Aakash Chopra Backs KL Rahul
Rahul was not India’s first-choice opener ahead of the start of the ongoing five-match Test series against England but opened the batting with Rohit Sharma in the first Test in Nottingham following injuries to Shubman Gill and Mayank Agarwal.
Despite playing his first Test in two years, the stylish right-hander looked in splendid touch as he went on to notch up a brilliant 84 in India’s first innings in Nottingham.
He followed it up with a century in the recently-concluded Lord’s Test to bag the Man of the Match and help India win by 151 runs.
In a column on a sports media, former India cricketer Aakash Chopra explained how Rahul was able to make a comeback as a Test opener for India.
“‘Eager’ has two very different meanings – keen and anxious. When you start, you are keen. But little do you know when keenness turns into anxiety.
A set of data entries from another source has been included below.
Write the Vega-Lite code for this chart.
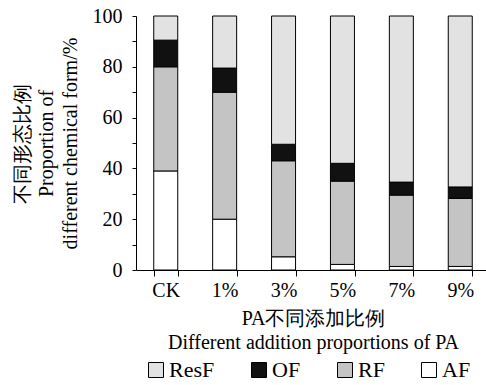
{
  "$schema": "https://vega.github.io/schema/vega-lite/v6.json",
  "width": 354,
  "height": 254,
  "autosize": {"type": "none"},
  "padding": {"left": 136, "top": 16, "right": 0, "bottom": 115},
  "background": "white",
  "config": {
    "font": "Liberation Serif",
    "view": {"stroke": null},
    "axis": {"grid": false, "domainColor": "black", "tickColor": "black", "labelColor": "black", "titleColor": "black", "labelFont": "Liberation Serif", "titleFont": "Liberation Serif", "labelFontSize": 20, "titleFontSize": 20, "titleFontWeight": "normal", "domainWidth": 1, "tickWidth": 1}
  },
  "data": {
    "values": [
      {"group": "CK", "form": "AF", "value": 39},
      {"group": "CK", "form": "RF", "value": 41},
      {"group": "CK", "form": "OF", "value": 10.5},
      {"group": "CK", "form": "ResF", "value": 9.5},
      {"group": "1%", "form": "AF", "value": 20},
      {"group": "1%", "form": "RF", "value": 50},
      {"group": "1%", "form": "OF", "value": 9.5},
      {"group": "1%", "form": "ResF", "value": 20.5},
      {"group": "3%", "form": "AF", "value": 5.2},
      {"group": "3%", "form": "RF", "value": 37.8},
      {"group": "3%", "form": "OF", "value": 6.5},
      {"group": "3%", "form": "ResF", "value": 50.5},
      {"group": "5%", "form": "AF", "value": 2.2},
      {"group": "5%", "form": "RF", "value": 32.8},
      {"group": "5%", "form": "OF", "value": 7},
      {"group": "5%", "form": "ResF", "value": 58},
      {"group": "7%", "form": "AF", "value": 1.4},
      {"group": "7%", "form": "RF", "value": 28.1},
      {"group": "7%", "form": "OF", "value": 5.1},
      {"group": "7%", "form": "ResF", "value": 65.4},
      {"group": "9%", "form": "AF", "value": 1.4},
      {"group": "9%", "form": "RF", "value": 26.8},
      {"group": "9%", "form": "OF", "value": 4.5},
      {"group": "9%", "form": "ResF", "value": 67.3}
    ]
  },
  "transform": [
    {"calculate": "indexof(['AF','RF','OF','ResF'], datum.form)", "as": "stackOrder"}
  ],
  "mark": {"type": "bar", "stroke": "black", "strokeWidth": 1, "width": 24},
  "encoding": {
    "x": {
      "field": "group", "type": "nominal",
      "sort": ["CK", "1%", "3%", "5%", "7%", "9%"],
      "scale": {"paddingInner": 0.59, "paddingOuter": 0.3},
      "axis": {
        "labelAngle": 0, "tickBand": "extent", "tickSize": 6, "labelPadding": 4,
        "title": ["PA不同添加比例", "Different addition proportions of PA"],
        "titleLineHeight": 24, "titlePadding": 8
      }
    },
    "y": {
      "field": "value", "type": "quantitative", "stack": "zero",
      "scale": {"domain": [0, 100], "nice": false},
      "axis": {
        "values": [0, 10, 20, 30, 40, 50, 60, 70, 80, 90, 100],
        "labelExpr": "datum.value % 20 == 0 ? datum.label : ''",
        "tickSize": 4, "labelPadding": 10,
        "title": ["不同形态比例", "Proportion of", "different chemical form/%"],
        "titleLineHeight": 24, "titlePadding": 12
      }
    },
    "order": {"field": "stackOrder", "type": "quantitative"},
    "fill": {
      "field": "form", "type": "nominal",
      "scale": {"domain": ["ResF", "OF", "RF", "AF"], "range": ["#e2e2e2", "#111111", "#c4c4c4", "#ffffff"]},
      "legend": {
        "title": null, "orient": "none", "legendX": 9, "legendY": 343, "direction": "horizontal",
        "symbolType": "square", "symbolSize": 225, "symbolStrokeColor": "black", "symbolStrokeWidth": 1,
        "labelFontSize": 22, "labelFont": "Liberation Serif", "labelColor": "black",
        "columnPadding": 33, "labelOffset": 2
      }
    }
  }
}
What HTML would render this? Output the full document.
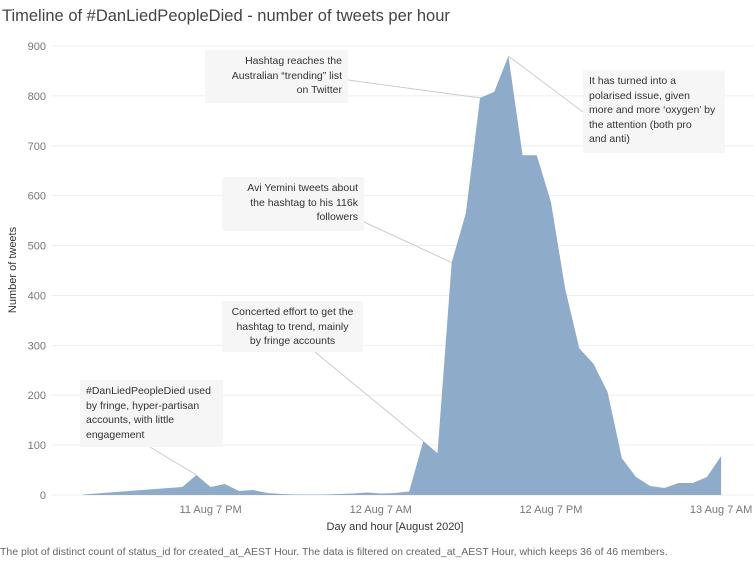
<!DOCTYPE html>
<html><head><meta charset="utf-8"><style>
body{margin:0;background:#fff;font-family:"Liberation Sans",sans-serif;}
#wrap{position:relative;width:754px;height:562px;overflow:hidden;}
.ann{position:absolute;background:#f6f6f6;color:#333;font-size:10.5px;line-height:14.5px;padding:4px 6px;box-sizing:border-box;white-space:nowrap;}
</style></head><body>
<div id="wrap">
<div style="position:absolute;left:2px;top:7px;font-size:16.5px;color:#444;">Timeline of #DanLiedPeopleDied - number of tweets per hour</div>
<svg id="chart" width="754" height="562" style="position:absolute;left:0;top:0"></svg>
<div class="ann" style="left:205px;top:50px;width:143px;height:53px;text-align:right;">Hashtag reaches the<br>Australian “trending” list<br>on Twitter</div>
<div class="ann" style="left:583px;top:70px;width:142px;height:83px;">It has turned into a<br>polarised issue, given<br>more and more ‘oxygen’ by<br>the attention (both pro<br>and anti)</div>
<div class="ann" style="left:222px;top:177px;width:142px;height:54px;text-align:right;">Avi Yemini tweets about<br>the hashtag to his 116k<br>followers</div>
<div class="ann" style="left:222px;top:301px;width:141px;height:51px;text-align:center;">Concerted effort to get the<br>hashtag to trend, mainly<br>by fringe accounts</div>
<div class="ann" style="left:80px;top:380px;width:143px;height:67px;">#DanLiedPeopleDied used<br>by fringe, hyper-partisan<br>accounts, with little<br>engagement</div>
<div style="position:absolute;left:0;top:546px;font-size:10.5px;color:#666;white-space:nowrap;">The plot of distinct count of status_id for created_at_AEST Hour. The data is filtered on created_at_AEST Hour, which keeps 36 of 46 members.</div>
</div>
<script>
const hours=[0,7,8,9,10,11,12,13,14,15,16,17,18,19,20,21,22,23,24,25,26,27,28,29,30,31,32,33,34,35,36,37,38,39,40,41,42,43,44,45];
const tweets=[1,16,40,16,22,8,10,4,2,1,1,1,2,3,5,3,4,7,108,84,466,565,796,808,880,681,681,587,414,294,263,206,74,36,18,14,24,24,36,78];
const yTicks=[0,100,200,300,400,500,600,700,800,900];
const xTickHours=[9,21,33,45];
const xTickLabels=["11 Aug 7 PM","12 Aug 7 AM","12 Aug 7 PM","13 Aug 7 AM"];
const NS="http://www.w3.org/2000/svg";
const svg=document.getElementById('chart');
function x(h){return 83+h*14.18;}
function y(v){return 495-v*0.4989;}
function mk(t,a){const e=document.createElementNS(NS,t);for(const k in a)e.setAttribute(k,a[k]);svg.appendChild(e);return e;}
yTicks.forEach(v=>{
 const g=mk('line',{x1:52,x2:754,y1:y(v),y2:y(v),stroke:'#eeeeee','stroke-width':1});
 
 
 const t=mk('text',{x:46,y:y(v)+4,'text-anchor':'end','font-size':11,fill:'#777','font-family':'Liberation Sans, sans-serif'});
 t.textContent=v;
 
 
});
let d='M'+x(hours[0])+','+y(0);
hours.forEach((h,i)=>{d+=' L'+x(h)+','+y(tweets[i]);});
d+=' L'+x(hours[hours.length-1])+','+y(0)+' Z';
const area=mk('path',{d:d,fill:'#8eabc9'});


function vAt(h){return tweets[hours.indexOf(h)];}
const leaders=[[348,80,28],[583,112,30],[364,222,26],[315,352,24],[150,447,8]];
for(const l of leaders){
 const ln=mk('line',{x1:l[0],y1:l[1],x2:x(l[2]),y2:y(vAt(l[2])),stroke:'#ccc'});
 
 
}
xTickHours.forEach((h,i)=>{
 const t=mk('text',{x:x(h),y:513,'text-anchor':'middle','font-size':11,fill:'#777','font-family':'Liberation Sans, sans-serif'});
 t.textContent=xTickLabels[i];
 
 
});
const xt=mk('text',{x:395,y:530,'text-anchor':'middle','font-size':11,fill:'#333','font-family':'Liberation Sans, sans-serif'});
xt.textContent='Day and hour [August 2020]';


const yt=mk('text',{x:0,y:0,'text-anchor':'middle','font-size':11,fill:'#333','font-family':'Liberation Sans, sans-serif',transform:'translate(16,270) rotate(-90)'});
yt.textContent='Number of tweets';


</script>
</body></html>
You start thinking too much about the result and too little about the process. It’s not that you aren’t putting in the hours, but you stop noticing the joy of playing the game, the melody of ball hitting the bat. And then one day, you stop obsessing about the result and things start to fall in place again.
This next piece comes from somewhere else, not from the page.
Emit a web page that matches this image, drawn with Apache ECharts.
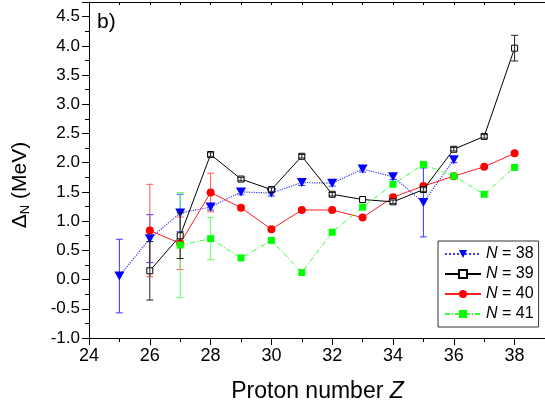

“Rahul’s comeback as an opener in Test cricket wasn’t so much about his ability to succeed at the top – you don’t score five Test tons (four of them away from home) if you don’t have the skills. For me, it was about his eagerness to do the right thing. Was he keen or was he anxious?” Chopra wrote.
‘If his first innings of the tour, 84 at Trent Bridge, showed that he’s trusting his skills against the new ball, Rahul’s century at Lord’s established that he is back for good.
“It takes a lot of patience and self-belief to hang around for 18 runs off 100 balls when you know you have the shots to score faster, and to also insulate yourself from the fact that your opening partner has outscored you massively (at that point, Rohit Sharma was on 81 of 122 balls),” he further added.
“Rahul isn’t anxiously eager to get bat on ball and is in a happy place while leaving a lot of deliveries alone. He isn’t anxiously eager to hit an extra shot on the up either. Instead, he’s willing to bide his time and wait for the right moment to up the ante. It’s not that minor errors will never find their way into his batting or that he’ll never go out of form again, but it’s very heartening to see him bat the way he is right now. The next challenge for him is to extend this good form for as long as possible,” he signed off.